Following is my review of Atheist Delusions: The Christian Revolution and Its Fashionable Enemies, by David Bentley Hart (Yale University Press, April 2009). Hart (who also wrote The Doors of the Sea which I reviewed here) is an Eastern Orthodox theologian and philosopher who is currently a professor at Providence College. Those who read into the subtitle a dismissive tone (“its fashionable enemies”) do so correctly. Hart sets out to dismantle the underpinnings of today’s “New Atheist” authors, showing how their works rest less upon rigorous scholarship, and more upon the ethos of our age.
The Dismantling of New Atheism
In Atheist Delusions, Hart raises a powerful polemic against contemporary unbelief popularized by the so-called “New Atheists”. It is also, perhaps, the most formidable defense of Christian faith I have ever read.
I am a Christian skeptic. I tend not to believe things because someone told me it is so. I prefer to test everything, weigh everything in the balance of reason and evidence. I believe that God gave us minds to use! The result of all this is that I sometimes call much of what passes for Christianity into question.
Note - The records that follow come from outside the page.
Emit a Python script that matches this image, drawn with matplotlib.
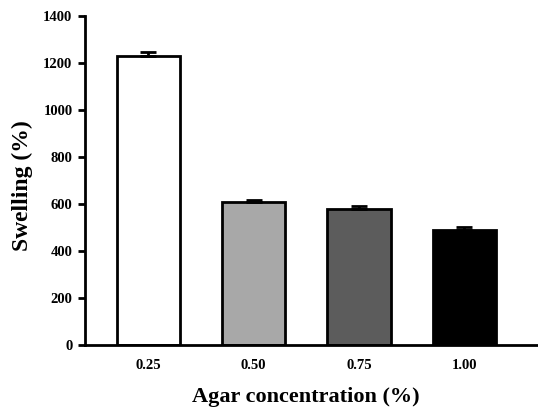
import matplotlib
matplotlib.use("Agg")
import matplotlib.pyplot as plt
import numpy as np

categories = ["0.25", "0.50", "0.75", "1.00"]
values = [1230, 610, 580, 490]
errors = [18, 5, 10, 12]
colors = ["#ffffff", "#a8a8a8", "#5c5c5c", "#000000"]
yticks = [0, 200, 400, 600, 800, 1000, 1200, 1400]

plt.rcParams['font.family'] = ['Liberation Serif', 'DejaVu Serif']
plt.rcParams['font.weight'] = 'bold'

fig = plt.figure(figsize=(5.38, 4.07), dpi=100)
ax = fig.add_axes([0.158, 0.152, 0.842, 0.809])
x = np.arange(len(categories))
ax.bar(x, values, width=0.6, color=colors, edgecolor='black', linewidth=2,
       yerr=[np.zeros(len(errors)), errors], error_kw=dict(ecolor='black', elinewidth=2, capsize=6, capthick=2))
ax.set_xlim(-0.6, 3.7)
ax.set_ylim(0, 1400)
ax.set_yticks(yticks)
ax.set_xticks(x)
ax.set_xticklabels(categories)
ax.tick_params(axis='x', length=0, pad=10, labelsize=10.5)
ax.tick_params(axis='y', length=5, width=2, direction='out', labelsize=10.5, pad=4)
for s in ['top', 'right']:
    ax.spines[s].set_visible(False)
for s in ['left', 'bottom']:
    ax.spines[s].set_linewidth(2)
ax.set_xlabel("Agar concentration (%)", fontsize=16, fontweight='bold')
ax.set_ylabel("Swelling (%)", fontsize=17, fontweight='bold')
ax.xaxis.set_label_coords(0.487, -0.128)
ax.yaxis.set_label_coords(-0.115, 0.485)
fig.savefig("out.png", dpi=100)
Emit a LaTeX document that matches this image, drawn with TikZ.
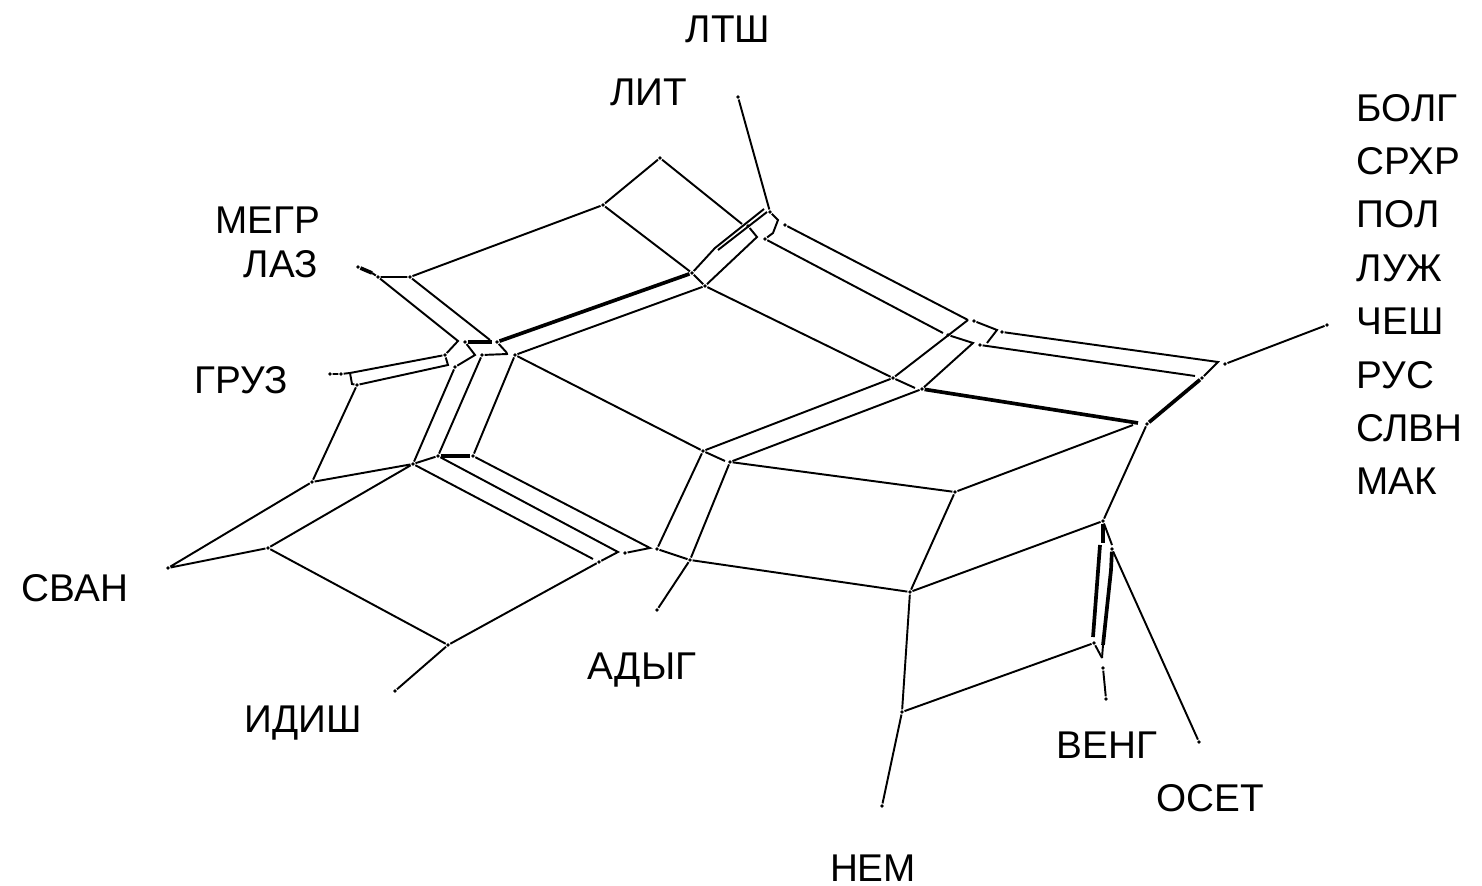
\documentclass[tikz,border=0pt]{standalone}
\usepackage{fontspec}
\setmainfont{Liberation Sans}
\usetikzlibrary{positioning}

\tikzset{
    edge/.style={line width=0.55pt, black},
    heavy/.style={line width=1.05pt, black},
    vtx/.style={circle, fill=black, inner sep=0pt, minimum size=1.1pt},
    lang/.style={font=\fontsize{11}{13}\selectfont, anchor=base, inner sep=0pt},
    langr/.style={lang, anchor=base west}
}

\begin{document}
\begin{tikzpicture}[x=0.01cm, y=-0.01cm]
    \useasboundingbox (0,0) rectangle (1482,886);

    \node[lang] (ltsh) at (728,43) {ЛТШ};
    \node[lang] (lit) at (649,106) {ЛИТ};
    \node[lang] (megr) at (268,234) {МЕГР};
    \node[lang] (laz) at (281,278) {ЛАЗ};
    \node[lang] (gruz) at (241,394) {ГРУЗ};
    \node[lang] (svan) at (75,602) {СВАН};
    \node[lang] (idish) at (303,733) {ИДИШ};
    \node[lang] (adyg) at (642,680) {АДЫГ};
    \node[lang] (nem) at (873,882) {НЕМ};
    \node[lang] (veng) at (1107,759) {ВЕНГ};
    \node[lang] (oset) at (1210,812) {ОСЕТ};
    \node[langr] (bolg) at (1356,122) {БОЛГ};
    \node[langr] (srhr) at (1356,175) {СРХР};
    \node[langr] (pol) at (1356,228) {ПОЛ};
    \node[langr] (luzh) at (1356,282) {ЛУЖ};
    \node[langr] (chesh) at (1356,335) {ЧЕШ};
    \node[langr] (rus) at (1356,389) {РУС};
    \node[langr] (slvn) at (1356,442) {СЛВН};
    \node[langr] (mak) at (1356,495) {МАК};

    % free ends beside the labels
    \node[vtx] (megrEnd) at (358,267) {};
    \node[vtx] (ltshEnd) at (738,97) {};
    \node[vtx] (gruzEnd) at (330,374) {};
    \node[vtx] (svanEnd) at (168,568) {};
    \node[vtx] (idishEnd) at (395,691) {};
    \node[vtx] (adygEnd) at (657,610) {};
    \node[vtx] (nemEnd) at (882,806) {};
    \node[vtx] (vengEnd) at (1106,699) {};
    \node[vtx] (osetEnd) at (1199,742) {};
    \node[vtx] (cheshEnd) at (1327,325) {};

    % west part
    \node[vtx] (lazA) at (378,277) {};
    \node[vtx] (lazB) at (410,277) {};
    \coordinate (megrMid) at (372,273);
    \coordinate (lazC) at (458,341);
    \coordinate (lazD) at (490,340);
    \node[vtx] (hubA) at (465,342) {};
    \coordinate (hubB) at (492,342);
    \node[vtx] (hubC) at (497,342) {};
    \coordinate (hubD) at (475,355);
    \coordinate (hubE) at (507,353);
    \node[vtx] (hubF) at (482,355) {};
    \coordinate (hubG) at (508,354);
    \node[vtx] (hubH) at (515,355) {};
    \node[vtx] (gruzA) at (445,355) {};
    \node[vtx] (gruzB) at (341,374) {};
    \coordinate (gruzC) at (350,373);
    \coordinate (gruzD) at (352,384);
    \node[vtx] (gruzE) at (357,385) {};
    \coordinate (gruzF) at (448,365);
    \node[vtx] (gruzG) at (455,367) {};
    \node[vtx] (svanA) at (312,482) {};
    \node[vtx] (svanB) at (268,548) {};
    \node[vtx] (midA) at (413,464) {};
    \node[vtx] (midB) at (438,456) {};
    \node[vtx] (midC) at (473,456) {};
    \coordinate (lowA) at (593,559);
    \node[vtx] (lowB) at (599,562) {};
    \coordinate (lowC) at (618,552);
    \node[vtx] (lowD) at (625,553) {};
    \coordinate (lowE) at (650,548);
    \node[vtx] (lowF) at (657,549) {};
    \node[vtx] (lowG) at (690,560) {};
    \node[vtx] (idishA) at (448,645) {};

    % north part
    \node[vtx] (litA) at (603,205) {};
    \node[vtx] (litB) at (660,158) {};
    \node[vtx] (ridgeA) at (692,273) {};
    \node[vtx] (ridgeB) at (705,286) {};
    \coordinate (ridgeC) at (715,248);
    \coordinate (ridgeD) at (764,209);
    \coordinate (ridgeE) at (718,250);
    \coordinate (ridgeF) at (767,212);
    \coordinate (litC) at (742,224);
    \node[vtx] (litD) at (748,226) {};
    \coordinate (litE) at (757,237);
    \node[vtx] (ltshA) at (770,212) {};
    \coordinate (ltshB) at (778,220);
    \coordinate (ltshC) at (773,233);
    \node[vtx] (ltshD) at (765,239) {};
    \node[vtx] (ltshE) at (785,225) {};

    % east part
    \coordinate (eastA) at (968,320);
    \coordinate (eastB) at (943,333);
    \node[vtx] (eastC) at (974,321) {};
    \node[vtx] (eastD) at (948,335) {};
    \coordinate (eastE) at (973,343);
    \node[vtx] (eastF) at (980,345) {};
    \coordinate (eastG) at (997,330);
    \coordinate (eastH) at (987,343);
    \node[vtx] (eastI) at (1002,332) {};
    \coordinate (eastJ) at (1218,362);
    \coordinate (eastK) at (1195,376);
    \node[vtx] (eastL) at (1202,378) {};
    \node[vtx] (eastM) at (1225,364) {};
    \node[vtx] (cenA) at (893,378) {};
    \coordinate (cenB) at (915,388);
    \node[vtx] (cenC) at (922,389) {};
    \coordinate (cenD) at (1138,423);
    \node[vtx] (cenE) at (1147,424) {};
    \coordinate (cenF) at (1133,425);
    \node[vtx] (sthA) at (703,451) {};
    \coordinate (sthB) at (725,461);
    \node[vtx] (sthC) at (730,462) {};
    \node[vtx] (sthD) at (955,492) {};
    \node[vtx] (sthE) at (910,592) {};
    \node[vtx] (sthF) at (1103,521) {};
    \node[vtx] (nemA) at (902,712) {};
    \node[vtx] (nemB) at (1094,643) {};
    \coordinate (vengA) at (1103,543);
    \coordinate (vengB) at (1100,545);
    \coordinate (vengC) at (1093,637);
    \coordinate (vengD) at (1112,545);
    \node[vtx] (vengE) at (1112,549) {};
    \coordinate (vengF) at (1111,570);
    \coordinate (vengG) at (1103,645);
    \coordinate (vengH) at (1102,658);
    \node[vtx] (vengI) at (1103,668) {};

    \draw[heavy] (megrEnd) -- (megrMid);
    \draw[edge] (megrMid) -- (lazA) -- (lazB) -- (litA) -- (litB) -- (litC);
    \draw[edge] (lazA) -- (lazC) -- (gruzA) -- (gruzC) -- (gruzB) -- (gruzEnd);
    \draw[edge] (lazB) -- (lazD);
    \draw[heavy] (hubA) -- (hubB);
    \draw[heavy] (hubC) -- (ridgeA);
    \draw[edge] (hubA) -- (hubD) -- (gruzG) -- (midA);
    \draw[edge] (gruzA) -- (gruzF) -- (gruzE) -- (gruzD) -- (gruzC);
    \draw[edge] (gruzE) -- (svanA) -- (svanEnd) -- (svanB) -- (midA) -- (svanA);
    \draw[edge] (hubC) -- (hubE);
    \draw[edge] (hubF) -- (hubG);
    \draw[edge] (hubF) -- (midB);
    \draw[edge] (hubH) -- (midC);
    \draw[edge] (midA) -- (midB);
    \draw[heavy] (midB) -- (midC);
    \draw[edge] (midA) -- (lowA);
    \draw[edge] (midB) -- (lowC) -- (lowB) -- (idishA) -- (svanB);
    \draw[edge] (midC) -- (lowE) -- (lowD);
    \draw[edge] (idishA) -- (idishEnd);
    \draw[edge] (lowF) -- (lowG) -- (sthE);
    \draw[edge] (lowG) -- (adygEnd);

    \draw[edge] (litA) -- (ridgeA) -- (ridgeB) -- (hubH) -- (sthA) -- (sthB);
    \draw[edge] (ridgeA) -- (ridgeC) -- (ridgeD);
    \draw[edge] (ridgeE) -- (ridgeF);
    \draw[edge] (litD) -- (litE) -- (ridgeB) -- (cenA) -- (eastA);
    \draw[edge] (ltshEnd) -- (ltshA) -- (ltshB) -- (ltshC) -- (ltshD) -- (eastB);
    \draw[edge] (ltshE) -- (eastA);

    \draw[edge] (eastC) -- (eastG) -- (eastH);
    \draw[edge] (eastD) -- (eastE) -- (cenC);
    \draw[edge] (eastI) -- (eastJ) -- (eastL);
    \draw[edge] (eastF) -- (eastK);
    \draw[edge] (eastM) -- (cheshEnd);
    \draw[edge] (cenA) -- (cenB);
    \draw[edge] (cenA) -- (sthA) -- (lowF);
    \draw[edge] (cenC) -- (sthC) -- (lowG);
    \draw[heavy] (cenC) -- (cenD);
    \draw[heavy] (eastL) -- (cenE);
    \draw[edge] (cenE) -- (sthF) -- (sthE) -- (nemA) -- (nemEnd);
    \draw[edge] (cenF) -- (sthD) -- (sthC);
    \draw[edge] (sthD) -- (sthE);
    \draw[edge] (nemA) -- (nemB) -- (vengH);
    \draw[heavy] (sthF) -- (vengA);
    \draw[heavy] (vengB) -- (vengC);
    \draw[edge] (sthF) -- (vengD);
    \draw[heavy] (vengE) -- (vengF) -- (vengG);
    \draw[edge] (vengG) -- (vengH);
    \draw[edge] (vengI) -- (vengEnd);
    \draw[edge] (vengE) -- (osetEnd);
\end{tikzpicture}
\end{document}
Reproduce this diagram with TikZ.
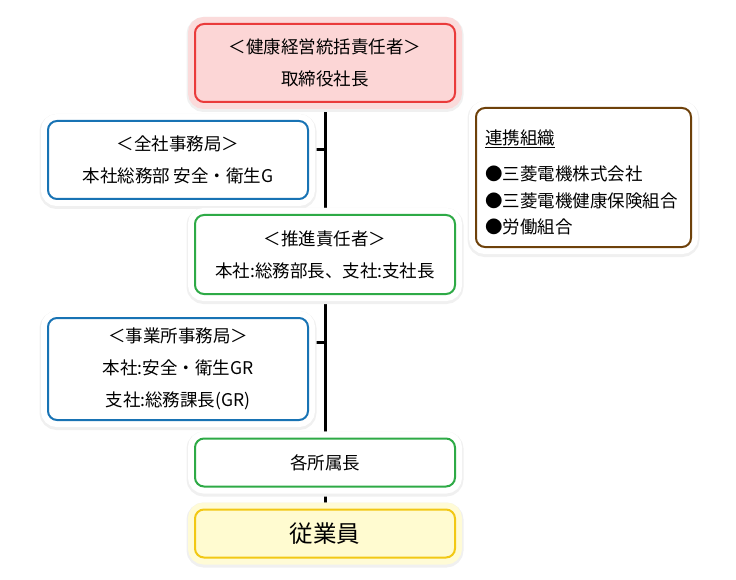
\documentclass[tikz,border=0pt]{standalone}
\usepackage{fontspec}
\setmainfont{Noto Sans CJK JP}
\usepackage{tikz}
\usetikzlibrary{backgrounds}

\definecolor{rotrand}{RGB}{234,59,59}
\definecolor{rosa}{RGB}{252,214,214}
\definecolor{rosahof}{RGB}{251,219,219}
\definecolor{blaurand}{RGB}{24,115,180}
\definecolor{gruenrand}{RGB}{46,170,70}
\definecolor{braunrand}{RGB}{110,65,10}
\definecolor{gelbrand}{RGB}{242,200,20}
\definecolor{gelb}{RGB}{255,251,208}
\definecolor{gelbhof}{RGB}{255,251,214}

\begin{document}
\begin{tikzpicture}[x=1pt, y=-1pt, inner sep=0pt,
	linie/.style={black, line width=3pt},
	hof/.style={preaction={draw=black!6, line width=17pt, transform canvas={yshift=-1.5pt}},
		preaction={draw=#1, line width=14pt}},
	kasten/.style={rectangle, rounded corners=9pt, line width=2pt, minimum width=260pt,
		align=center, font=\fontsize{17.5}{32}\selectfont}]

	\useasboundingbox (0,0) rectangle (736,580);

	% Kaesten
	\node[kasten, draw=rotrand, fill=rosa, hof=rosahof, minimum height=78pt](ceo) at (325,63) {＜健康経営統括責任者＞\\取締役社長};
	\node[kasten, draw=blaurand, fill=white, hof=white, minimum height=78pt](zensha) at (178,160) {＜全社事務局＞\\本社総務部 安全・衛生G};
	\node[kasten, draw=gruenrand, fill=white, hof=white, minimum height=79pt](suishin) at (325,254.5) {＜推進責任者＞\\本社:総務部長、支社:支社長};
	\node[kasten, draw=blaurand, fill=white, hof=white, minimum height=102pt](jigyo) at (178,369) {＜事業所事務局＞\\本社:安全・衛生GR\\支社:総務課長(GR)};
	\node[kasten, draw=gruenrand, fill=white, hof=white, minimum height=48pt](shozoku) at (325,462.5) {各所属長};
	\node[kasten, draw=gelbrand, fill=gelb, hof=gelbhof, minimum height=48pt, font=\fontsize{23.5}{28}\selectfont](jugyo) at (325,533.5) {従業員};

	\node[kasten, draw=braunrand, fill=white, hof=white, minimum width=215pt, minimum height=139pt,
		text width=197pt, align=left, font=\fontsize{17.5}{26.5}\selectfont](renkei) at (583.5,177.5)
		{\rule{0pt}{24.5pt}\underline{連携組織}\\[10pt]●三菱電機株式会社\\●三菱電機健康保険組合\\●労働組合};

	\coordinate (k1) at (325,150);
	\coordinate (k2) at (325,342);

	% Linien
	\begin{scope}[on background layer]
		\draw[linie](ceo) -- (jugyo);
		\draw[linie](zensha.east |- k1) -- (k1);
		\draw[linie](jigyo.east |- k2) -- (k2);
	\end{scope}

\end{tikzpicture}
\end{document}
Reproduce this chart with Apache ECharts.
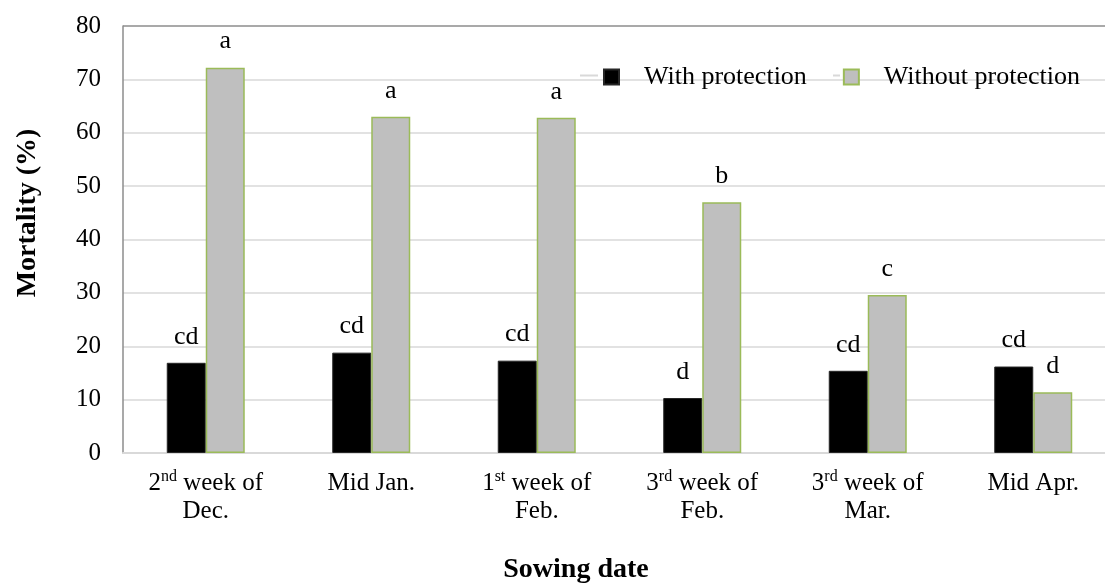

When I read what atheist skeptics are saying (as I often do), I find them to be correct in many of their assessments of belief.
Within this context, I found in Hart's book a powerful force drawing me into a much deeper appreciation for the place of Christianity in history, and the uniqueness of the Christian message. It also opened my mind (frighteningly!) to what a truly post-Christian era will look like. It is this flow of history, both in retrospect and in prospect, as seen through Hart's analysis, that greatly strengthens my assurance in the truth and viability of the essential message of Jesus.
Oliver Wendell Holmes, Jr. once remarked that “history has to be rewritten because history is the selection of those threads of causes or antecedents that we are interested in.” And so the rewriting of history will always reflect prevailing current thought. This phenomenon is nowhere more blatant than in the selective retelling of history presently in vogue among the New Atheists. Hart’s book offers a scholarly retort to the history of Christianity in the West being offered up by Dawkins, Hitchens, Dennet, and Harris. I suppose that the Holmes observation might apply equally to Hart’s work. I will leave that case for others to make. But having read from the New Atheists, and having read Hart, I found Hart’s retelling of Christianity’s story to be the far more compelling.
Much of this book draws a contrast between the paganism predominate in the pre-Christian era, and the Christian “revolution” which supplanted it. It is popular in some quarters today to cast a nostalgic eye upon the supposed virtues of paganism, and to lament its overthrow. Hart demonstrates conclusively how preposterous these notions are. He does not gloss over, nor deny the sad history of injustices and crimes which have been committed in the name of Christianity, a litany of offenses which seems to completely engross the enemies of belief. Notwithstanding these blemishes, and with great skill and scholarship, Hart takes us on an enlightening stroll though history; he reveals how Christianity has advanced the sciences, social morality, and in particular, humanitarianism, far beyond the highest prospects of paganism. It is the Christian understanding of humanity, the elevation of what it means to be human, that is, in Hart’s view, Christianity’s most significant contribution. Against this backdrop, Hart paints the horrific prospects of inhumanity which lay before us in a post-Christian era. Here he finds an ally in Nietzsche's more thoughtful atheism. Hart deeply respects the intellectually honest unbelief of Nietzsche who clearly saw the frightening nihilistic consequences of the “death of God.”
In contrast to his respect for Nietzsche, Hart laments the shallowness of today’s trendy unbelief. “ ... the tribe of the New Atheists is something of a disappointment. It probably says more than it is comfortable to know about the relative vapidity of our culture that we have lost the capacity to produce profound unbelief” (page 220). This “tribe of New Atheists” has published a spate of atheistic titles over the last decade. Hart has offered a persuasive rebuttal. The gauntlet has been dropped. I anxiously await a scholarly response from the halls of unbelief. I doubt that one will be written.